- [JOB] For this exercise, repeat all of the material verbatim apart from its images.

- [DATA ENTRIES]
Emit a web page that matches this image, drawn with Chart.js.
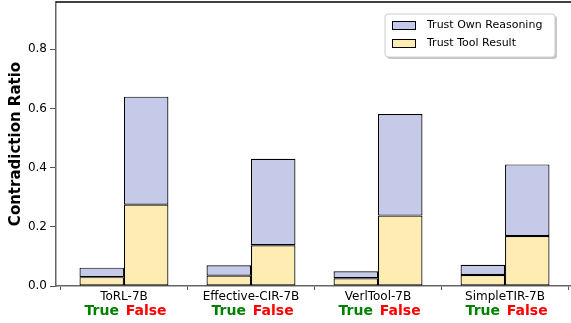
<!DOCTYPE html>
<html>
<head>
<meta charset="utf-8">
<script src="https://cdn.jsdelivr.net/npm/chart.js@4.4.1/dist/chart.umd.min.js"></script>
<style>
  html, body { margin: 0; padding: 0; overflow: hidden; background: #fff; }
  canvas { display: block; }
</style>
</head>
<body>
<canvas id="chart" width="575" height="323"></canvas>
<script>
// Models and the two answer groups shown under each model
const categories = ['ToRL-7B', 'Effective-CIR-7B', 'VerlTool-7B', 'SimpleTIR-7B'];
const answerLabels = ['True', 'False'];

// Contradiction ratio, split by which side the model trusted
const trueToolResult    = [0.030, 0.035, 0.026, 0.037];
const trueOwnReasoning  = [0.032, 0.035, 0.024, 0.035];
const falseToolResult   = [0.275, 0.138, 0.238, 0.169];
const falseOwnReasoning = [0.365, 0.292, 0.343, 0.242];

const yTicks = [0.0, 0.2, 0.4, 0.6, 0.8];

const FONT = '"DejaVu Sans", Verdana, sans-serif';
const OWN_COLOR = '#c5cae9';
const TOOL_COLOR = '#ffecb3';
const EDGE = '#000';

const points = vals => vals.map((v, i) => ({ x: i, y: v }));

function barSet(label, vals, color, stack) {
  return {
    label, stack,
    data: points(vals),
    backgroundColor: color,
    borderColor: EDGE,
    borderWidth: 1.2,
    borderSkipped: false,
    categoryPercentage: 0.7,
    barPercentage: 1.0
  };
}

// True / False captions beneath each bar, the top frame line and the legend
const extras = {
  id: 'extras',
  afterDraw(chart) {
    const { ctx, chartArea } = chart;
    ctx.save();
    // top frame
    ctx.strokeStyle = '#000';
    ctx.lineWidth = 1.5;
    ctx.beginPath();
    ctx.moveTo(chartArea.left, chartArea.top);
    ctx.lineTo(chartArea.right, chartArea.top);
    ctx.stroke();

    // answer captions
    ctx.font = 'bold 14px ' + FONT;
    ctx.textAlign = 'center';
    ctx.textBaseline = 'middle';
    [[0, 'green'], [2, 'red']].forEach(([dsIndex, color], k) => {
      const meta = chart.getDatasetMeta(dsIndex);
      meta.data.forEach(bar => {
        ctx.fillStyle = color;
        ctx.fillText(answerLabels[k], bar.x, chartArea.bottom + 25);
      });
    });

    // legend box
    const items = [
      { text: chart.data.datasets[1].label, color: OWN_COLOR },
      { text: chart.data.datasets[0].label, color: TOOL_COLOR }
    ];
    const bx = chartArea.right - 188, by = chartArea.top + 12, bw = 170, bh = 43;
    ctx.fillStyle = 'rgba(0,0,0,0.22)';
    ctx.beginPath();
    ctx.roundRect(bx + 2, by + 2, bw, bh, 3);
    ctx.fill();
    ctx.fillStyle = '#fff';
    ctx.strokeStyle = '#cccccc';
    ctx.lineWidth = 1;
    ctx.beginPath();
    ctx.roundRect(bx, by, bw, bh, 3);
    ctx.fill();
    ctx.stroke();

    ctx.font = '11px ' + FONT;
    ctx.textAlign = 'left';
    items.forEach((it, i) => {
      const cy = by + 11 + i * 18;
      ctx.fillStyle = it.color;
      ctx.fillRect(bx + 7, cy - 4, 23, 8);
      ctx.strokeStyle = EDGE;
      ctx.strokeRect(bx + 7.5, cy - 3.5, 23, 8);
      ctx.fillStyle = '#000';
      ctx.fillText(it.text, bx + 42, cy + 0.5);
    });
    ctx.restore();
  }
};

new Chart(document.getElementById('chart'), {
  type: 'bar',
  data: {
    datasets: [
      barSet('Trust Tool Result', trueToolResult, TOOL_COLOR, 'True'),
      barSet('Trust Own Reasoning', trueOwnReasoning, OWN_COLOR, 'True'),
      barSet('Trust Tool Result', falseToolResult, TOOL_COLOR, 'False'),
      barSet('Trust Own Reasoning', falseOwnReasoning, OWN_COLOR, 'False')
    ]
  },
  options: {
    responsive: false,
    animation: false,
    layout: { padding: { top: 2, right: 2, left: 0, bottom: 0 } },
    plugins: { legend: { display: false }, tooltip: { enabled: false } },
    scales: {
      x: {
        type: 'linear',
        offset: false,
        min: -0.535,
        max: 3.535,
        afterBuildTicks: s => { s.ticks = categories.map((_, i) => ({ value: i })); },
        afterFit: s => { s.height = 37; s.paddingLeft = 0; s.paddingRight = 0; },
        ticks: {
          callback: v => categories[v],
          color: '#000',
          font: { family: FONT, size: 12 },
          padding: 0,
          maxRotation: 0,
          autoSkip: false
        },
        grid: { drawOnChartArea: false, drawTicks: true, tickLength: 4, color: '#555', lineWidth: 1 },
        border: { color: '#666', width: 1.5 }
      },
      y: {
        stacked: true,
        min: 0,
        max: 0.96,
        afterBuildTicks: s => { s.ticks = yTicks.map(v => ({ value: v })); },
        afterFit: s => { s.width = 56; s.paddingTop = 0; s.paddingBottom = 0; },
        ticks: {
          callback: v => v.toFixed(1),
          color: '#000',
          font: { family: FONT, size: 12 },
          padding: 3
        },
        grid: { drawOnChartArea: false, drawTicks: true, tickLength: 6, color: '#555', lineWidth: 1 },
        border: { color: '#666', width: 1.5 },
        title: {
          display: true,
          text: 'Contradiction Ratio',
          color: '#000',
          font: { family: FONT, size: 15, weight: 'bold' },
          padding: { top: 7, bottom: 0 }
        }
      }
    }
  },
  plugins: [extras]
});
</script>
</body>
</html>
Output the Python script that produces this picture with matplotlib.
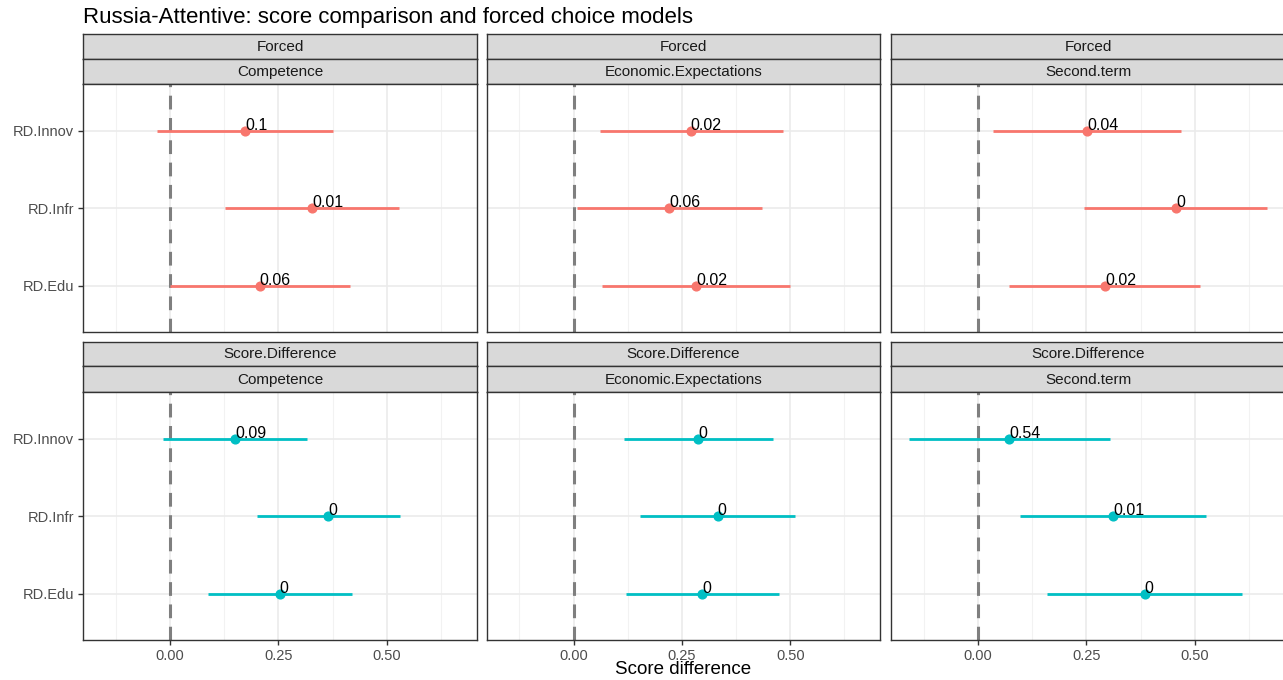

- [EXERCISE SOLUTION]
Emit a web page that matches this image, drawn with Chart.js.
<!DOCTYPE html>
<html>
<head>
<meta charset="utf-8">
<script src="https://cdn.jsdelivr.net/npm/chart.js@4.4.1/dist/chart.umd.min.js"></script>
<style>
  html, body { margin: 0; padding: 0; overflow: hidden; background: #fff; }
  canvas { display: block; }
</style>
</head>
<body>
<canvas id="chart" width="575" height="323"></canvas>
<script>
// Models and the two answer groups shown under each model
const categories = ['ToRL-7B', 'Effective-CIR-7B', 'VerlTool-7B', 'SimpleTIR-7B'];
const answerLabels = ['True', 'False'];

// Contradiction ratio, split by which side the model trusted
const trueToolResult    = [0.030, 0.035, 0.026, 0.037];
const trueOwnReasoning  = [0.032, 0.035, 0.024, 0.035];
const falseToolResult   = [0.275, 0.138, 0.238, 0.169];
const falseOwnReasoning = [0.365, 0.292, 0.343, 0.242];

const yTicks = [0.0, 0.2, 0.4, 0.6, 0.8];

const FONT = '"DejaVu Sans", Verdana, sans-serif';
const OWN_COLOR = '#c5cae9';
const TOOL_COLOR = '#ffecb3';
const EDGE = '#000';

const points = vals => vals.map((v, i) => ({ x: i, y: v }));

function barSet(label, vals, color, stack) {
  return {
    label, stack,
    data: points(vals),
    backgroundColor: color,
    borderColor: EDGE,
    borderWidth: 1.2,
    borderSkipped: false,
    categoryPercentage: 0.7,
    barPercentage: 1.0
  };
}

// True / False captions beneath each bar, the top frame line and the legend
const extras = {
  id: 'extras',
  afterDraw(chart) {
    const { ctx, chartArea } = chart;
    ctx.save();
    // top frame
    ctx.strokeStyle = '#000';
    ctx.lineWidth = 1.5;
    ctx.beginPath();
    ctx.moveTo(chartArea.left, chartArea.top);
    ctx.lineTo(chartArea.right, chartArea.top);
    ctx.stroke();

    // answer captions
    ctx.font = 'bold 14px ' + FONT;
    ctx.textAlign = 'center';
    ctx.textBaseline = 'middle';
    [[0, 'green'], [2, 'red']].forEach(([dsIndex, color], k) => {
      const meta = chart.getDatasetMeta(dsIndex);
      meta.data.forEach(bar => {
        ctx.fillStyle = color;
        ctx.fillText(answerLabels[k], bar.x, chartArea.bottom + 25);
      });
    });

    // legend box
    const items = [
      { text: chart.data.datasets[1].label, color: OWN_COLOR },
      { text: chart.data.datasets[0].label, color: TOOL_COLOR }
    ];
    const bx = chartArea.right - 188, by = chartArea.top + 12, bw = 170, bh = 43;
    ctx.fillStyle = 'rgba(0,0,0,0.22)';
    ctx.beginPath();
    ctx.roundRect(bx + 2, by + 2, bw, bh, 3);
    ctx.fill();
    ctx.fillStyle = '#fff';
    ctx.strokeStyle = '#cccccc';
    ctx.lineWidth = 1;
    ctx.beginPath();
    ctx.roundRect(bx, by, bw, bh, 3);
    ctx.fill();
    ctx.stroke();

    ctx.font = '11px ' + FONT;
    ctx.textAlign = 'left';
    items.forEach((it, i) => {
      const cy = by + 11 + i * 18;
      ctx.fillStyle = it.color;
      ctx.fillRect(bx + 7, cy - 4, 23, 8);
      ctx.strokeStyle = EDGE;
      ctx.strokeRect(bx + 7.5, cy - 3.5, 23, 8);
      ctx.fillStyle = '#000';
      ctx.fillText(it.text, bx + 42, cy + 0.5);
    });
    ctx.restore();
  }
};

new Chart(document.getElementById('chart'), {
  type: 'bar',
  data: {
    datasets: [
      barSet('Trust Tool Result', trueToolResult, TOOL_COLOR, 'True'),
      barSet('Trust Own Reasoning', trueOwnReasoning, OWN_COLOR, 'True'),
      barSet('Trust Tool Result', falseToolResult, TOOL_COLOR, 'False'),
      barSet('Trust Own Reasoning', falseOwnReasoning, OWN_COLOR, 'False')
    ]
  },
  options: {
    responsive: false,
    animation: false,
    layout: { padding: { top: 2, right: 2, left: 0, bottom: 0 } },
    plugins: { legend: { display: false }, tooltip: { enabled: false } },
    scales: {
      x: {
        type: 'linear',
        offset: false,
        min: -0.535,
        max: 3.535,
        afterBuildTicks: s => { s.ticks = categories.map((_, i) => ({ value: i })); },
        afterFit: s => { s.height = 37; s.paddingLeft = 0; s.paddingRight = 0; },
        ticks: {
          callback: v => categories[v],
          color: '#000',
          font: { family: FONT, size: 12 },
          padding: 0,
          maxRotation: 0,
          autoSkip: false
        },
        grid: { drawOnChartArea: false, drawTicks: true, tickLength: 4, color: '#555', lineWidth: 1 },
        border: { color: '#666', width: 1.5 }
      },
      y: {
        stacked: true,
        min: 0,
        max: 0.96,
        afterBuildTicks: s => { s.ticks = yTicks.map(v => ({ value: v })); },
        afterFit: s => { s.width = 56; s.paddingTop = 0; s.paddingBottom = 0; },
        ticks: {
          callback: v => v.toFixed(1),
          color: '#000',
          font: { family: FONT, size: 12 },
          padding: 3
        },
        grid: { drawOnChartArea: false, drawTicks: true, tickLength: 6, color: '#555', lineWidth: 1 },
        border: { color: '#666', width: 1.5 },
        title: {
          display: true,
          text: 'Contradiction Ratio',
          color: '#000',
          font: { family: FONT, size: 15, weight: 'bold' },
          padding: { top: 7, bottom: 0 }
        }
      }
    }
  },
  plugins: [extras]
});
</script>
</body>
</html>
Output the Python script that produces this picture with matplotlib.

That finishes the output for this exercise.